Weaknesses: The biggest weakness of this work lies in its lack of comparison with existing machine translation models. This makes it very difficult to assess the relative contribution of this work to existing state of the art systems.

Correctness: Reporting of average bleu scores in Tables 3, 4, 5 and 6 should probably be accompanied by a confidence interval, or some other metric of statistical variation. (Ditto tables 7 & 8) The average scores are for the most part very close, and the differences may not be statistically very significant. Adding or removing a random language pair or two might well change the rankings. In table 1 some bleu scores are annotated with an unspecified measure of variance--it is good that this is done, but what is it? is this a confidence interval? a standard error?

Clarity: The paper is mostly reasonably clear and well written.

Relation to Prior Work: The following paper should probably be addressed in that it offers an different approach to the vanishing gradient problem in deep transformers: Zhang et al. 2019. Improving Deep Transformer with Depth-Scaled Initialization and Merged Attention. EMNLP. I understand that the present paper is couched in terms of the contribution of the algorithm to very deep transformer models. I am surprised, however, at what appears to be little awareness of previous work on multilingual and zero shot machine translation. The authors probably should refer to Zhang et al. 2020. Improving Massively Multilingual Neural Machine Translation and Zero-Shot Translation for the references therein. [As the authors point out correctly in their rebuttal, this paper came out after the submission deadline. It was my intention that they should consult the bibliography of this paper for recent work.]

Reproducibility: Yes

Additional Feedback: The "broader impact statement" doesn't really capture what is intended by "broader impact." A statement of what benefits it brings to machine translation quality, for example, would be more appropriate. All papers listed as being on arXiv need to be checked for acceptance at conferences.

Review 3

Summary and Contributions: The authors present a probabilistic setup to learn which layers in a very deep transformer (64-100 layers) at test-time per-language for multilingual machine translation. They test this method on single language pair translation (WMT16 En-DE), Masked language modeling, and multilingual many to one and one to many translation. The impact of latent weights on gradient scaling is investigated, demonstrating deeper models can be trained without layer normalization.

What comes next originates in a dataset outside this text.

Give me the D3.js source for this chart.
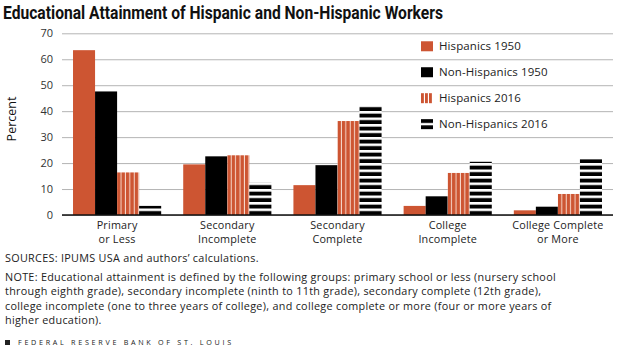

Strengths: Training deep transformers is a difficult problem, for which multiple methods have been proposed (e.g. layerdrop, rezero). Authors introduce another method, particularly in the case of multilingual translation. Method allows for learning to share or not-share layers across languages. Method allows for targeting a latent depth (compute budget). Empirical evaluations demonstrate consistent significant improvement on multilingual MT, as well as inconsistent improvements on masked language modeling and single-language translation (particularly w.r.t parameter count). Detailed analysis of learned latent layer selection coefficients is conducted.

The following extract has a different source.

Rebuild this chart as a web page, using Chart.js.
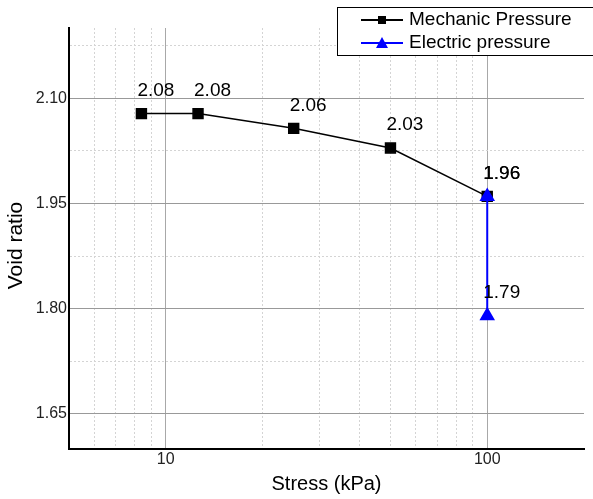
<!DOCTYPE html>
<html>
<head>
<meta charset="utf-8">
<script src="https://cdn.jsdelivr.net/npm/chart.js@4.4.0/dist/chart.umd.min.js"></script>
<style>
    body { margin: 0; background: #fff; }
</style>
</head>
<body>
<canvas id="myChart" width="593" height="499"></canvas>
<script>
// data
let mechStress = [8.4, 12.6, 25, 50, 100];
let mechVoid = [2.078, 2.078, 2.057, 2.029, 1.960];
let elecStress = [100, 100];
let elecVoid = [1.960, 1.790];

let seriesNames = ["Mechanic Pressure", "Electric pressure"];

// axis ticks / grid
let xGrid = [6, 7, 8, 9, 10, 20, 30, 40, 50, 60, 70, 80, 90, 100];
let xLabels = [10, 100];
let yGrid = [1.65, 1.725, 1.80, 1.875, 1.95, 2.025, 2.10, 2.175];
let yLabels = [1.65, 1.80, 1.95, 2.10];

const FONT = "Arial, 'Liberation Sans', sans-serif";

function toPoints(xs, ys) {
    let pts = [];
    for (let i = 0; i < xs.length; i++) {
        pts.push({x: xs[i], y: ys[i]});
    }
    return pts;
}

// value labels above each marker
const valueLabels = {
    id: 'valueLabels',
    afterDatasetsDraw(chart) {
        let ctx = chart.ctx;
        ctx.save();
        ctx.font = "19px " + FONT;
        ctx.fillStyle = "#000";
        ctx.textAlign = "left";
        ctx.textBaseline = "middle";
        chart.data.datasets.forEach((ds, i) => {
            chart.getDatasetMeta(i).data.forEach((pt, j) => {
                ctx.fillText(ds.data[j].y.toFixed(2), pt.x - 4, pt.y - 23);
            });
        });
        ctx.restore();
    }
};

// y title + boxed legend drawn by hand
const extras = {
    id: 'extras',
    afterDraw(chart) {
        let ctx = chart.ctx;
        ctx.save();
        ctx.font = "21px " + FONT;
        ctx.fillStyle = "#000";
        ctx.textAlign = "center";
        ctx.textBaseline = "middle";
        ctx.translate(16.5, 245.5);
        ctx.rotate(-Math.PI / 2);
        ctx.fillText("Void ratio", 0, 0);
        ctx.restore();

        ctx.save();
        ctx.fillStyle = "#fff";
        ctx.fillRect(337, 7, 260, 48);
        ctx.strokeStyle = "#000";
        ctx.lineWidth = 1;
        ctx.strokeRect(337.5, 7.5, 260, 48);
        ctx.font = "19px " + FONT;
        ctx.textAlign = "left";
        ctx.textBaseline = "middle";
        chart.data.datasets.forEach((ds, i) => {
            let y = i == 0 ? 20 : 43;
            ctx.strokeStyle = ds.borderColor;
            ctx.lineWidth = 2;
            ctx.beginPath();
            ctx.moveTo(361, y);
            ctx.lineTo(403, y);
            ctx.stroke();
            ctx.fillStyle = ds.pointBackgroundColor;
            ctx.beginPath();
            if (i == 0) {
                ctx.rect(378, y - 4, 8, 8);
            } else {
                ctx.moveTo(382, y - 6);
                ctx.lineTo(388, y + 5);
                ctx.lineTo(376, y + 5);
                ctx.closePath();
            }
            ctx.fill();
            ctx.fillStyle = "#000";
            ctx.fillText(seriesNames[i], 409, y);
        });
        ctx.restore();
    }
};

new Chart("myChart", {
    type: "line",
    data: {
        datasets: [{
            label: seriesNames[0],
            data: toPoints(mechStress, mechVoid),
            borderColor: "#000",
            backgroundColor: "#000",
            pointBackgroundColor: "#000",
            pointBorderColor: "#000",
            pointStyle: "rect",
            pointRadius: 7,
            borderWidth: 1.5,
            order: 2
        }, {
            label: seriesNames[1],
            data: toPoints(elecStress, elecVoid),
            borderColor: "#0000ff",
            backgroundColor: "#0000ff",
            pointBackgroundColor: "#0000ff",
            pointBorderColor: "#0000ff",
            pointStyle: "triangle",
            pointRadius: 7,
            borderWidth: 2,
            order: 1
        }]
    },
    options: {
        responsive: false,
        animation: false,
        devicePixelRatio: 1,
        layout: { padding: { top: 28, right: 7, left: 0, bottom: 0 } },
        plugins: {
            legend: { display: false },
            tooltip: { enabled: false }
        },
        scales: {
            x: {
                type: "logarithmic",
                min: 5,
                max: 200,
                afterFit: s => { s.height = 50; },
                afterBuildTicks: s => { s.ticks = xGrid.map(v => ({value: v})); },
                ticks: {
                    autoSkip: false,
                    maxRotation: 0,
                    padding: 1,
                    color: "#222",
                    font: { family: FONT, size: 16 },
                    callback: v => xLabels.includes(v) ? String(v) : ""
                },
                grid: {
                    drawTicks: false,
                    color: c => (c.tick && xLabels.includes(c.tick.value)) ? "#a8a8a8" : "#d4d4d4"
                },
                border: {
                    color: "#000",
                    width: 2,
                    dash: c => (c.tick && !xLabels.includes(c.tick.value)) ? [2, 2] : []
                },
                title: {
                    display: true,
                    text: "Stress (kPa)",
                    color: "#000",
                    font: { family: FONT, size: 20 },
                    padding: { top: 0, bottom: 3 }
                }
            },
            y: {
                min: 1.60,
                max: 2.20,
                afterFit: s => { s.width = 69; },
                afterBuildTicks: s => { s.ticks = yGrid.map(v => ({value: v})); },
                ticks: {
                    autoSkip: false,
                    padding: 2,
                    color: "#222",
                    font: { family: FONT, size: 16 },
                    callback: v => yLabels.includes(v) ? v.toFixed(2) : ""
                },
                grid: {
                    drawTicks: false,
                    color: c => (c.tick && yLabels.includes(c.tick.value)) ? "#999" : "#d4d4d4"
                },
                border: {
                    color: "#000",
                    width: 2,
                    dash: c => (c.tick && !yLabels.includes(c.tick.value)) ? [2, 2] : []
                }
            }
        }
    },
    plugins: [valueLabels, extras]
});
</script>
</body>
</html>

Weaknesses: Masked Language Modeling: While the method does stabilize training at larger depths, it achieves slightly worse performance. It's unclear whether this is due to dataset size vs. model capacity. An experiment on layer sizes 24, 48, 96 with different dataset sizes might help to illuminate this.

Correctness: Yes. Authors also run several ablations investigating the effect of latent layer selection on (encoder vs decoder vs encoder+decoder), effect of prior, as well as the effects of the various sub-losses

Clarity: Yes, Setup is well explained, and figures in analysis are helpful for understanding.

Relation to Prior Work: Yes, to my knowledge.

Reproducibility: Yes

Additional Feedback: Including some measure of compute time/# of layers selected/# of parameters used in inference in table 1 could help readers understand the performance differences between models. In the current setup, layer selection is dependent only on the language. Could making it dependent on the input as well improve performance? It would be interesting to see a quantitative evaluation of to what extent different languages use the same layers, for both related languages and un-related languages. Would it be possible to compare performance of latent depth multi-lingual models to non-latent depth models of the same depth on single high-resource language pairs? L196: "is also shown effective" -> "is also shown to be effective" The results in the rebuttal on latent depth vs. multi-lingual and hamming distance on layer selection for similar and dissimilar languages further supports the authors' motivation.

Review 4

Summary and Contributions: The paper introduces a probabilistic framework to select which layers to use per language pair in a multilingual machine translation setup. This is done by introducing a binary latent variable z per layer that indicates whether the corresponding layer is used in multilingual NMT. When z is continuous in (0, 1), it acts as gradient scaling that enable training a deep transformer for bilingual NMT. The model is trained end to end via optimizing ELBO. The paper shows that a very deep NMT (up to 100 layers in the decoder) can be trained.

Strengths: - The proposed approach using latent variable z to select Transformer layer or to scale gradient is intuitive and principled. - The experiments are comprehensive, covering both bilingual NMT and multilingual NMT. - Analysis of priors and coefficient parameters is provided to help understand several choices of the model design.

Weaknesses: While increasing the depth of the transformer bring extra gain in BLEU, for bilingual NMT, deeper models also increase the inference time.

Correctness: The claim and method presented in the paper are correct.

Clarity: The paper is well written.

Relation to Prior Work: Yes.

Reproducibility: Yes

Additional Feedback: I wonder what the training time and inference time of the latent depth transformer in comparison to the baselines used in the paper. == Post-rebuttal comment == I keep my score after reading the author response.